The changing face of retail supply
On 13 December 2013 I wrote a column entitled Why internet sales may prevail and I floated the notion of drones delivering goods to homes.
This month on 15 April 2016, almost two and a half years later, Hannah Francis from the SMH wrote about Australia Post testing drones for parcel delivery and the real thing may be as close as this year! A video showing fascinating footage is embedded in the article.
While not wishing to drone on, it appears that this is closer than some may have thought. After my article in 2013 I received feedback from colleagues suggesting that I should consider a mental check up. I hope they are eating their words.

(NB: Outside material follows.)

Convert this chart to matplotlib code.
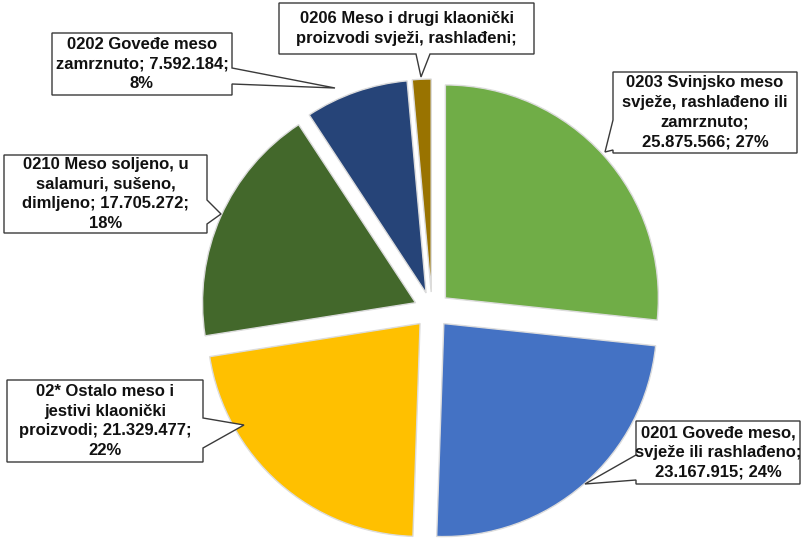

Of course over time this service may not be exclusive to Australia Post but good on them for being at the forefront.
As we all know, Australia is the regulation capital of the world so it may come as no surprise that there is a rumour of a frenzy taking place behind the scenes by the aviation authorities on how to regulate drones.
This will be necessary to minimise injury and accidents and to protect privacy, but how it will evolve is a mystery. I daresay licenses will be required and inspectors will hide behind bushes to take a slingshot at any unlicensed offenders. But seriously, it may not be a bad thing for Australia Post to get exclusivity on drone deliveries. And if this happens, it may reopen the door for Australia Post and third party warehousing. Take the example of a very small car workshop owner who needs to rely on a quick delivery of parts. They service almost every brand of car and cannot possibly have all the spare parts they require in stock. The likes of Repco have a fleet of vehicles driving parts to workshops all over the place. Why not “droneit” from an AP warehouse?
If Repco had AP provide 3P warehousing, parts could be delivered almost anywhere within an hour. Instead of your car staying in overnight, you would get it back the same day.
Suffice it to say that drone delivery will happen and it will change retail (and other industries). As in my original article, internet sales may be the main beneficiary but bricks and mortar retailers will benefit too, provided they get their act together. I have heard of internet retailers exploring drones but I have yet to hear of one b&m retailer showing any interest. Am I uninformed?
Sorry – must dash. My coffee has just arrived from Stardrone – a subsidiary of Starbucks of course.